Syntax | Description | Example |
---|---|---|
(?=...) | Positive lookahead; asserts what follows is ... . | a(?=b) matches "a" if followed by "b" |
(?!...) | Negative lookahead; asserts what follows is not ... . | a(?!b) matches "a" if not followed by "b" |
(?<=...) | Positive lookbehind; asserts what precedes is ... . | (?<=a)b matches "b" if preceded by "a" |
(?<!...) | Negative lookbehind; asserts what precedes is not ... . | (?<!a)b matches "b" if not preceded by "a" |
Special Sequences
Special sequences are shorthand notations for specific types of positions or characters within the string.
Syntax | Description | Example |
---|---|---|
\b | Word boundary; matches the position between word and non-word characters. | \bword\b matches "word" |
\B | Non-word boundary. | \Bword\B matches "sword" in "password" |
Escaping Special Characters
Special characters in regex have specific meanings. To match these characters literally, you need to escape them with a backslash (\
).
Character | Escaped Version | Example |
---|---|---|
. | \. | \. matches a literal dot (.) |
* | \* | \* matches a literal asterisk (*) |
Examples
This section provides practical examples of regex patterns and their uses, demonstrating how to match common patterns like phone numbers, email addresses, and URLs.

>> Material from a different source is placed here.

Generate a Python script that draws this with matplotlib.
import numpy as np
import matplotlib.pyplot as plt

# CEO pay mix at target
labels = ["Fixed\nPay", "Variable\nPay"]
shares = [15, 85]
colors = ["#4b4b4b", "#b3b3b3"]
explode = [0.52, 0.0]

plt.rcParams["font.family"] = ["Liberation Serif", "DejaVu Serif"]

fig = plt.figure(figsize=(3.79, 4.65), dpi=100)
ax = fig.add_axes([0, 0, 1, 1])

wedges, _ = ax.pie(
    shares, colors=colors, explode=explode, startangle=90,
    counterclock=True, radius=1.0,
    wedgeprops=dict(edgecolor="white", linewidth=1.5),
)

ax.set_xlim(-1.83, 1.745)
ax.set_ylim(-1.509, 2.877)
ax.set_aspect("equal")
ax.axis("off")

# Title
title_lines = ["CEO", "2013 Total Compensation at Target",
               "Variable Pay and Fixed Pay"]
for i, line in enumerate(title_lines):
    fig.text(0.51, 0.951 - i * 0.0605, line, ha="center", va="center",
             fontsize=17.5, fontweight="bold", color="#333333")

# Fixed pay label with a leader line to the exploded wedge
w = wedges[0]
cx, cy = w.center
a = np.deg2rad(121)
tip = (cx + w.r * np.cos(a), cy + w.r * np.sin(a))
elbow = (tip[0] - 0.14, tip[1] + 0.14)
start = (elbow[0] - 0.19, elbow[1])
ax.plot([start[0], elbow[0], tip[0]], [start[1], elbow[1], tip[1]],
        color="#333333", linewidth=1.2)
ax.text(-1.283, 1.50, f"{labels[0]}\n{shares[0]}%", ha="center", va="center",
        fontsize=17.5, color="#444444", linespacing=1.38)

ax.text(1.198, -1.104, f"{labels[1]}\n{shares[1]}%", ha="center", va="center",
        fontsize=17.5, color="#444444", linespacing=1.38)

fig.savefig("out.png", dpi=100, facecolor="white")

Pattern | Description | Example Match |
---|---|---|
\d{3}-\d{3}-\d{4} | Matches a phone number in the format 123-456-7890. | "123-456-7890" |
[a-zA-Z0-9._%+-]+@[a-zA-Z0-9.-]+\.[a-zA-Z]{2,} | Matches an email address. | "example@example.com" |
https?://[a-zA-Z0-9.-]+\.[a-zA-Z]{2,}(/[^ ]*)? | Matches a URL. | "http://www.example.com" |
Regular expressions are a powerful tool for searching and manipulating text. This cheat sheet covers the basics, but regex can be used for much more complex patterns and operations. Practice using these concepts to get comfortable with regular expressions and explore their full potential!